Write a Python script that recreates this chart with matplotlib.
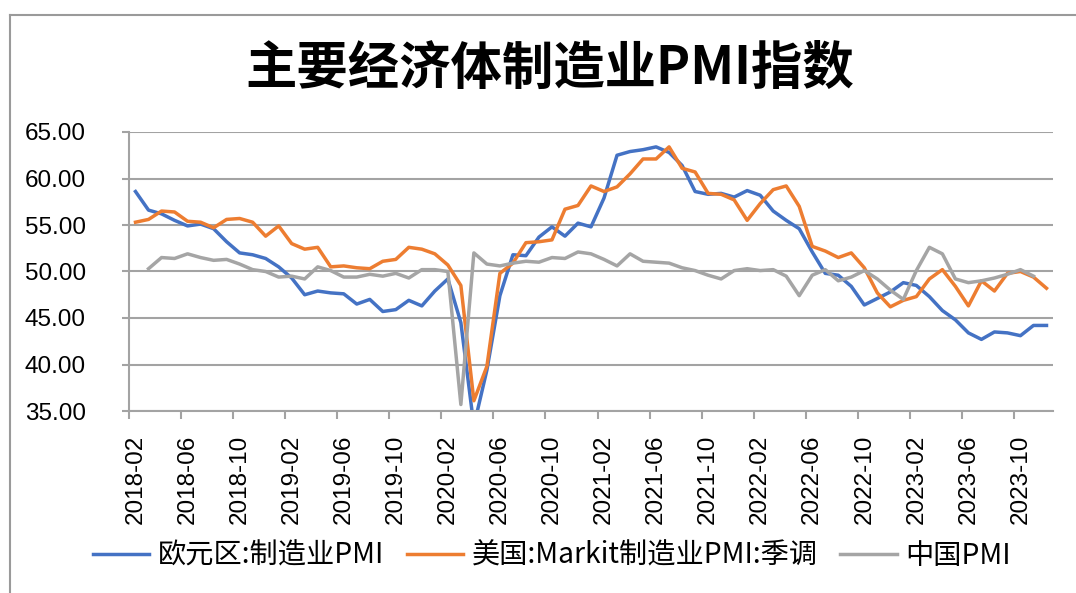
import numpy as np
import pandas as pd
import matplotlib
matplotlib.use("Agg")
import matplotlib.pyplot as plt
from matplotlib.ticker import FuncFormatter
from matplotlib.lines import Line2D

plt.rcParams['font.family'] = ['Liberation Sans', 'Noto Sans CJK SC', 'DejaVu Sans']

# monthly categories, 2018-02 .. 2023-12
months = pd.period_range("2018-02", "2023-12", freq="M").strftime("%Y-%m").tolist()

eurozone = [58.6, 56.6, 56.2, 55.5, 54.9, 55.1, 54.6, 53.2, 52.0, 51.8, 51.4,
            50.5, 49.3, 47.5, 47.9, 47.7, 47.6, 46.5, 47.0, 45.7, 45.9, 46.9, 46.3,
            47.9, 49.2, 44.5, 33.4, 39.4, 47.4, 51.8, 51.7, 53.7, 54.8, 53.8, 55.2,
            54.8, 57.9, 62.5, 62.9, 63.1, 63.4, 62.8, 61.4, 58.6, 58.3, 58.4, 58.0,
            58.7, 58.2, 56.5, 55.5, 54.6, 52.1, 49.8, 49.6, 48.4, 46.4, 47.1, 47.8,
            48.8, 48.5, 47.3, 45.8, 44.8, 43.4, 42.7, 43.5, 43.4, 43.1, 44.2, 44.2]

us_markit = [55.3, 55.6, 56.5, 56.4, 55.4, 55.3, 54.7, 55.6, 55.7, 55.3, 53.8,
             54.9, 53.0, 52.4, 52.6, 50.5, 50.6, 50.4, 50.3, 51.1, 51.3, 52.6, 52.4,
             51.9, 50.7, 48.5, 36.1, 39.8, 49.8, 50.9, 53.1, 53.2, 53.4, 56.7, 57.1,
             59.2, 58.6, 59.1, 60.5, 62.1, 62.1, 63.4, 61.1, 60.7, 58.4, 58.3, 57.7,
             55.5, 57.3, 58.8, 59.2, 57.0, 52.7, 52.2, 51.5, 52.0, 50.4, 47.7, 46.2,
             46.9, 47.3, 49.2, 50.2, 48.4, 46.3, 49.0, 47.9, 49.8, 50.0, 49.4, 48.2]

# China series is plotted from 2018-03 to 2023-11 in the source chart
china = [50.3, 51.5, 51.4, 51.9, 51.5, 51.2, 51.3, 50.8, 50.2, 50.0, 49.4,
         49.5, 49.2, 50.5, 50.1, 49.4, 49.4, 49.7, 49.5, 49.8, 49.3, 50.2, 50.2,
         50.0, 35.7, 52.0, 50.8, 50.6, 50.9, 51.1, 51.0, 51.5, 51.4, 52.1, 51.9,
         51.3, 50.6, 51.9, 51.1, 51.0, 50.9, 50.4, 50.1, 49.6, 49.2, 50.1, 50.3,
         50.1, 50.2, 49.5, 47.4, 49.6, 50.2, 49.0, 49.4, 50.1, 49.2, 48.0, 47.0,
         50.1, 52.6, 51.9, 49.2, 48.8, 49.0, 49.3, 49.7, 50.2, 49.5]

labels = ["欧元区:制造业PMI", "美国:Markit制造业PMI:季调", "中国PMI"]
colors = ["#4472C4", "#ED7D31", "#A5A5A5"]
grid_c = "#a3a3a3"

W, H = 1076, 593
fig = plt.figure(figsize=(W / 100, H / 100), dpi=100)

# outer chart border (left and top edges visible)
fig.add_artist(Line2D([10 / W, 10 / W], [0, 1 - 15 / H], transform=fig.transFigure,
                      color="#9a9a9a", lw=1.5))
fig.add_artist(Line2D([10 / W, 1], [1 - 15 / H, 1 - 15 / H], transform=fig.transFigure,
                      color="#9a9a9a", lw=1.5))

ax = fig.add_axes([129 / W, 1 - 411 / H, (1053 - 129) / W, (411 - 132) / H])

x = np.arange(len(months))
ax.plot(x, eurozone, color=colors[0], lw=2.5, label=labels[0])
ax.plot(x, us_markit, color=colors[1], lw=2.5, label=labels[1])
ax.plot(x[1:1 + len(china)], china, color=colors[2], lw=2.5, label=labels[2])

ax.set_xlim(-0.5, len(months) - 0.5)
ax.set_ylim(35, 65)
ax.set_yticks(np.arange(35, 66, 5))
ax.yaxis.set_major_formatter(FuncFormatter(lambda v, p: f"{v:.2f}"))
ax.yaxis.grid(True, color=grid_c, lw=1.5)
ax.set_axisbelow(True)

ax.set_xticks(x[::4])
ax.set_xticklabels(months[::4], rotation=90)
ax.set_xticks(np.arange(-0.5, len(months), 4), minor=True)
ax.tick_params(axis="x", which="major", length=0, pad=17, labelsize=17.5)
ax.tick_params(axis="x", which="minor", length=6, width=1.5, color=grid_c)
ax.tick_params(axis="y", length=5, width=1.5, color=grid_c, pad=26, labelsize=17.5)

for s in ["top", "right"]:
    ax.spines[s].set_visible(False)
for s in ["left", "bottom"]:
    ax.spines[s].set_color(grid_c)
    ax.spines[s].set_linewidth(1.5)

fig.text(0.511, 1 - 68 / H, "主要经济体制造业PMI指数", ha="center", va="center",
         fontsize=37, fontweight="bold", family=["Noto Sans CJK SC", "DejaVu Sans"])

fig.legend(loc="center", bbox_to_anchor=(0.513, 1 - 556 / H), ncol=3, frameon=False,
           prop={"family": ["Noto Sans CJK SC", "DejaVu Sans"], "size": 20.3},
           handlelength=2.0, handletextpad=0.3, columnspacing=0.8)

fig.savefig("out.png", dpi=100)
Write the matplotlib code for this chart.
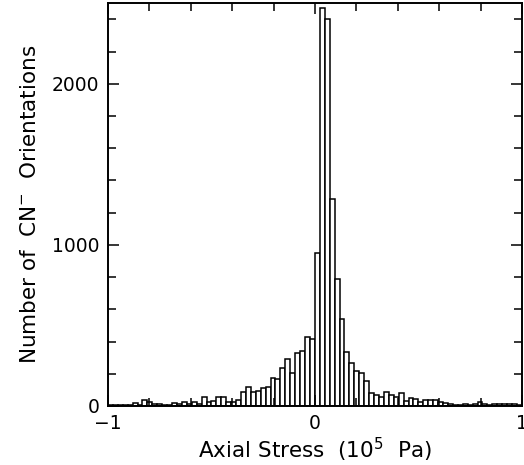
"""Histogram of CN- orientations versus axial stress"""
import numpy as np
import matplotlib
matplotlib.use('Agg')
import matplotlib.pyplot as plt
from matplotlib.ticker import MultipleLocator, FixedLocator

# bin edges: 84 bins of 1/42 from -1 to 1
bin_lo = -1.0
bin_hi = 1.0
n_bins = 84

# counts per bin (left to right)
counts_left_tail = [3, 3, 5, 5, 8, 18, 8, 40, 22, 10, 12, 8, 5, 20, 15, 25, 15, 22, 10,
                    55, 22, 33, 58]
counts_core = [58, 25, 22, 40, 89, 116, 85, 93, 110, 120, 176, 170, 238, 292, 203,
               331, 344, 427, 414, 950, 2470, 2400, 1285, 790, 540, 337, 265, 217,
               207, 155, 79, 68, 58, 89, 68, 58, 79, 33, 48, 45, 22]
counts_right_tail = [35, 40, 35, 27, 18, 10, 6, 5, 10, 8, 15, 22, 12, 6, 10, 10, 12,
                     15, 10, 5]

edges = np.linspace(bin_lo, bin_hi, n_bins + 1)
counts = np.array(counts_left_tail + counts_core + counts_right_tail)

plt.rcParams['font.family'] = ['DejaVu Sans']
plt.rcParams['mathtext.fontset'] = 'dejavusans'

fig = plt.figure(figsize=(5.24, 4.65), dpi=100)
ax = fig.add_axes([0.206, 0.127, 0.790, 0.866])

ax.bar(edges[:-1], counts, width=np.diff(edges), align='edge',
       facecolor='white', edgecolor='black', linewidth=1.1)

ax.set_xlim(-1, 1)
ax.set_ylim(0, 2500)
ax.xaxis.set_major_locator(FixedLocator([-1, 0, 1]))
ax.xaxis.set_minor_locator(MultipleLocator(0.2))
ax.yaxis.set_major_locator(MultipleLocator(1000))
ax.yaxis.set_minor_locator(MultipleLocator(200))
ax.set_xticklabels(['\u22121', '0', '1'])

ax.tick_params(which='both', direction='in', top=True, right=True,
               width=1.1, labelsize=13.5, pad=6)
ax.tick_params(which='major', length=8)
ax.tick_params(which='minor', length=6)
for s in ax.spines.values():
    s.set_linewidth(1.4)

ax.set_xlabel('Axial Stress  (10$^5$  Pa)', fontsize=15.5, labelpad=2)
ax.set_ylabel('Number of  CN$^{-}$  Orientations', fontsize=15.5, labelpad=9)

fig.savefig('out.png', dpi=100)
plt.close(fig)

Problem to solve:
Look through the listing and extract every line with "matplotlib" in it.

Answer for the task:
Write a Python script that recreates this chart with matplotlib.
import matplotlib
matplotlib.use("Agg")
import matplotlib.pyplot as plt
from matplotlib.ticker import FuncFormatter
from matplotlib.lines import Line2D
Write the matplotlib code for this chart.
import matplotlib
matplotlib.use('Agg')
import matplotlib.pyplot as plt
from matplotlib.ticker import MultipleLocator, FixedLocator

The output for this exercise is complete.